The Delhi High Court did not rule on the validity of the patent at the interim stage. Instead, the court held that Monsanto’s termination of the contract was illegal as it could not demand a licence fee higher than that fixed by the government and accordingly reinstated the agreement. Monsanto appealed before the Division Bench of the High Court with regard to restoring the licence. Nuziveedu then challenged the validity of the patent. The Division Bench summarily revoked Monsanto’s patent on the grounds that the company’s invention was part of a seed and therefore fell within the purview of Section 3(j). This decision was overruled by the Supreme Court on appeal. The bench revoked Monsanto’s patent on the following grounds:

  • What was claimed was neither a process nor a product, but rather an event.

  • The invention was essentially a biological process.

  • The invention was a plant variety.

These multiple interpretations by the court were problematic as each gave rise to different implications.

The Supreme Court stated that the Division Bench had not confined itself to the examination of the grant of injunction and had gone overboard by deciding on the validity of the patent without a full trial or taking into consideration any expert evidence and inspection of documents.
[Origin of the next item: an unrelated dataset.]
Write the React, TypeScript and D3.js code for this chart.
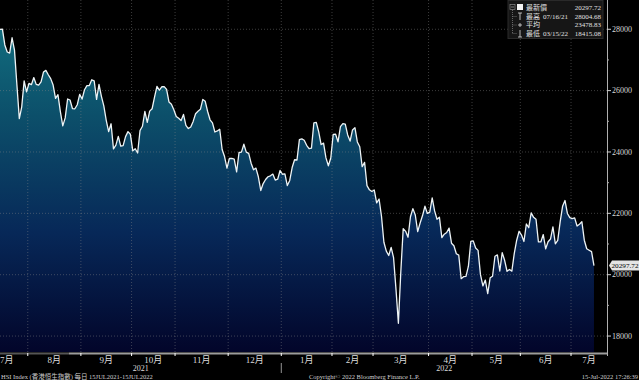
import React from "react";
import * as d3 from "d3";

// HSI daily closes, 15 Jul 2021 – 15 Jul 2022 (trading days), grouped by month
const jul21 = [27996, 28004.68, 27489, 27259, 27224, 27723, 27321, 26192, 25086, 25473, 26316, 25961];
const aug21 = [26235, 26194, 26426, 26204, 26179, 26283, 26605, 26660, 26517, 26391, 26181, 25745, 25867, 25316, 24849, 25110, 25727, 25694, 25416, 25408, 25539, 25878];
const sep21 = [25725, 26028, 26163, 26164, 26353, 26321, 25716, 26205, 25813, 25502, 25033, 24667, 24920, 24100, 24221, 24510, 24192, 24208, 24500, 24663, 24576];
const oct21 = [24036, 24104, 23967, 24701, 24838, 25325, 24963, 25331, 25409, 25787, 26136, 26017, 26126, 26132, 26038, 25628, 25555, 25377];
const nov21 = [25154, 25099, 25024, 25225, 24870, 24763, 24813, 24996, 25247, 25327, 25390, 25713, 25650, 25319, 25049, 24951, 24652, 24685, 24740, 24080, 23852, 23475];
const dec21 = [23789, 23788, 23766, 23349, 23983, 23996, 24254, 23996, 23954, 23635, 23420, 23475, 23192, 22744, 22971, 23102, 23193, 23223, 23280, 23086, 23112, 23397];
const jan22 = [23274, 23289, 22907, 23072, 23493, 23746, 23739, 24402, 24429, 24383, 24218, 24112, 24127, 24952, 24966, 24656, 24243, 24289, 23807, 23550, 23802];
const feb22 = [24573, 24579, 24329, 24829, 24924, 24906, 24556, 24355, 24718, 24793, 24328, 24171, 23520, 23660, 22902, 22767, 22713];
const mar22 = [22761, 22344, 22467, 21906, 21057, 20766, 20627, 20891, 20554, 19531, 18415.08, 20087, 21501, 21413, 21221, 21889, 22154, 21946, 21404, 21684, 21927, 22232, 21997];
const apr22 = [22039, 22502, 22080, 21808, 21873, 21208, 21320, 21374, 21518, 21027, 20945, 20682, 20638, 19869, 19934, 19946, 20276, 21089];
const may22 = [21101, 20870, 20793, 20001, 19633, 19824, 19380, 19898, 19950, 20602, 20644, 20120, 20717, 20470, 20112, 20171, 20116, 20697, 21124, 21415];
const jun22 = [21294, 21082, 21653, 21531, 22014, 21869, 21806, 21067, 21067, 21308, 20845, 21075, 21163, 21559, 21008, 21120, 21719, 22230, 22419, 21996, 21860];
const jul22 = [21830, 21853, 21587, 21643, 21725, 21124, 20844, 20797, 20751, 20297.72];

const months = [jul21, aug21, sep21, oct21, nov21, dec21, jan22, feb22, mar22, apr22, may22, jun22, jul22];
const monthLabels = ["7月", "8月", "9月", "10月", "11月", "12月", "1月", "2月", "3月", "4月", "5月", "6月", "7月"];
const yearLabels = ["2021", "2022"];
const yMajorTicks = [18000, 20000, 22000, 24000, 26000, 28000];
const yMinorTicks = [19000, 21000, 23000, 25000, 27000];
const legendRows = [
  { label: "最新價", date: "", value: "20297.72" },
  { label: "最高", date: "07/16/21", value: "28004.68" },
  { label: "平均", date: "", value: "23478.83" },
  { label: "最低", date: "03/15/22", value: "18415.08" },
];
const lastValueLabel = "20297.72";
const footerLeft = "HSI Index (香港恒生指數) 每日 15JUL2021-15JUL2022";
const footerMid = "Copyright© 2022 Bloomberg Finance L.P.";
const footerRight = "15-Jul-2022 17:26:39";

const values: number[] = months.flat();

const W = 639;
const H = 380;
const plotRight = 607;
const plotBottom = 352;
const FONT = "'Liberation Serif', 'DejaVu Serif', 'Noto Sans CJK TC', serif";

export default function App() {
  const x = d3.scaleLinear().domain([0, 251.4]).range([0, plotRight]);
  const y = d3.scaleLinear().domain([17480, 28954]).range([plotBottom, 0]);

  const area = d3
    .area<number>()
    .x((_, i) => x(i))
    .y0(plotBottom)
    .y1((d) => y(d));
  const line = d3
    .line<number>()
    .x((_, i) => x(i))
    .y((d) => y(d));

  const starts: number[] = [];
  let acc = 0;
  months.forEach((m) => {
    starts.push(acc);
    acc += m.length;
  });
  const boundaries = starts.slice(1).map((s) => x(s - 0.5));
  const edges = [0, ...boundaries, plotRight];
  const labelX = monthLabels.map((_, i) => (edges[i] + edges[i + 1]) / 2);
  const yearSplit = boundaries[5];

  const lastY = y(values[values.length - 1]);

  return (
    <svg
      width={W}
      height={H}
      style={{ position: "absolute", left: 0, top: 0, background: "#000" }}
      fontFamily={FONT}
    >
      <defs>
        <linearGradient id="fillGrad" x1="0" y1="0" x2="0" y2={plotBottom} gradientUnits="userSpaceOnUse">
          <stop offset="0" stopColor="#137684" />
          <stop offset="0.33" stopColor="#0c4f6a" />
          <stop offset="0.66" stopColor="#072858" />
          <stop offset="1" stopColor="#02052a" />
        </linearGradient>
      </defs>
      <rect x={0} y={0} width={W} height={H} fill="#000" />
      <path d={area(values) || ""} fill="url(#fillGrad)" />
      {yMajorTicks.map((t) => (
        <line key={"hg" + t} x1={0} x2={plotRight} y1={y(t)} y2={y(t)} stroke="#8a8a8a" strokeOpacity={0.55} strokeWidth={0.8} strokeDasharray="1,2" />
      ))}
      {boundaries.map((b, i) => (
        <line key={"vg" + i} x1={b} x2={b} y1={0} y2={plotBottom} stroke="#8a8a8a" strokeOpacity={0.55} strokeWidth={0.8} strokeDasharray="1,2" />
      ))}
      <path d={line(values) || ""} fill="none" stroke="#eef4f6" strokeWidth={1.3} strokeLinejoin="round" />

      {/* right axis */}
      <line x1={plotRight + 0.5} x2={plotRight + 0.5} y1={0} y2={plotBottom + 4} stroke="#b0b0b0" strokeWidth={1} />
      {yMajorTicks.map((t) => (
        <g key={"yt" + t}>
          <line x1={plotRight} x2={plotRight + 4} y1={y(t)} y2={y(t)} stroke="#d0d0d0" />
          <text x={plotRight + 5} y={y(t)} dy="0.35em" fontSize={8} fill="#d8d8d8">{t}</text>
        </g>
      ))}
      {yMinorTicks.map((t) => (
        <line key={"ym" + t} x1={plotRight} x2={plotRight + 2} y1={y(t)} y2={y(t)} stroke="#aaa" />
      ))}
      <path d={`M${plotRight + 2},${lastY} L${plotRight + 5},${lastY - 5} L${W},${lastY - 5} L${W},${lastY + 5} L${plotRight + 5},${lastY + 5} Z`} fill="#e4e4e4" />
      <text x={plotRight + 4.5} y={lastY} dy="0.35em" fontSize={7} fill="#000" textLength={27} lengthAdjust="spacingAndGlyphs">{lastValueLabel}</text>

      {/* bottom axis band */}
      <line x1={0} x2={69} y1={353.5} y2={353.5} stroke="#555" strokeWidth={2} />
      <line x1={69} x2={plotRight} y1={353.5} y2={353.5} stroke="#9c9c9c" strokeWidth={2} />
      {boundaries.map((b, i) => (
        <line key={"xt" + i} x1={b} x2={b} y1={353} y2={356} stroke="#fff" strokeWidth={1} />
      ))}
      {monthLabels.map((m, i) => (
        <text
          key={"ml" + i}
          x={i === 0 ? 0 : labelX[i]}
          y={360}
          dy="0.35em"
          textAnchor={i === 0 ? "start" : "middle"}
          fontSize={9}
          fill="#dcdcdc"
        >
          {m}
        </text>
      ))}
      <text x={yearSplit / 2} y={368} dy="0.35em" textAnchor="middle" fontSize={8} fill="#dcdcdc">{yearLabels[0]}</text>
      <text x={(yearSplit + plotRight) / 2} y={368} dy="0.35em" textAnchor="middle" fontSize={8} fill="#dcdcdc">{yearLabels[1]}</text>
      <line x1={yearSplit} x2={yearSplit} y1={363} y2={373} stroke="#bbb" strokeWidth={0.8} />

      {/* footer */}
      <text x={1} y={376.5} dy="0.35em" fontSize={6.5} fill="#cfcfcf">{footerLeft}</text>
      <text x={309} y={376.5} dy="0.35em" fontSize={6.5} fill="#cfcfcf">{footerMid}</text>
      <text x={638} y={376.5} dy="0.35em" textAnchor="end" fontSize={6.5} fill="#cfcfcf">{footerRight}</text>

      {/* legend */}
      <rect x={508} y={0.5} width={95} height={38} fill="#161616" stroke="#2a2a2a" />
      <rect x={510} y={4.5} width={5} height={5} fill="none" stroke="#888" strokeWidth={0.7} />
      <line x1={511} x2={514} y1={7} y2={7} stroke="#aaa" strokeWidth={0.7} />
      <rect x={517} y={4} width={6} height={6} fill="#f4f4f4" />
      <line x1={512.5} x2={512.5} y1={10} y2={33.5} stroke="#888" strokeWidth={0.7} strokeDasharray="1,1" />
      {[16.5, 25, 33.5].map((ry, i) => (
        <line key={"br" + i} x1={512.5} x2={517} y1={ry} y2={ry} stroke="#888" strokeWidth={0.7} strokeDasharray="1,1" />
      ))}
      <line x1={518} x2={522} y1={13} y2={13} stroke="#ddd" strokeWidth={0.8} />
      <line x1={520} x2={520} y1={13} y2={20} stroke="#ddd" strokeWidth={0.8} />
      <line x1={518} x2={522} y1={25} y2={25} stroke="#ddd" strokeWidth={0.8} />
      <line x1={520} x2={520} y1={23} y2={27} stroke="#ddd" strokeWidth={0.8} />
      <line x1={520} x2={520} y1={30} y2={37} stroke="#ddd" strokeWidth={0.8} />
      <line x1={518} x2={522} y1={37} y2={37} stroke="#ddd" strokeWidth={0.8} />
      {legendRows.map((r, i) => {
        const ry = 7.5 + i * 8.6;
        return (
          <g key={"lg" + i}>
            <text x={526} y={ry} dy="0.35em" fontSize={7} fill="#e0e0e0">{r.label}</text>
            {r.date && (
              <text x={543} y={ry} dy="0.35em" fontSize={7} fill="#e0e0e0">{r.date}</text>
            )}
            <text x={601} y={ry} dy="0.35em" textAnchor="end" fontSize={7} fill="#e0e0e0">{r.value}</text>
          </g>
        );
      })}
    </svg>
  );
}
Without expressly going into the validity of Monsanto’s patent, the Supreme Court set aside the order of the Division Bench and restored the judge’s order for reinstating the agreement. The matter has now been remanded back to the trial court for disposal.

It will be interesting to see how the trial court considers the issue of whether Monsanto’s patented DNA sequence is eligible for protection under Section 3(j). The final judgment in this case will be critical to define the scope of Section 3(j) and could set a precedent for disputes relating to the scope of essentially biological processes.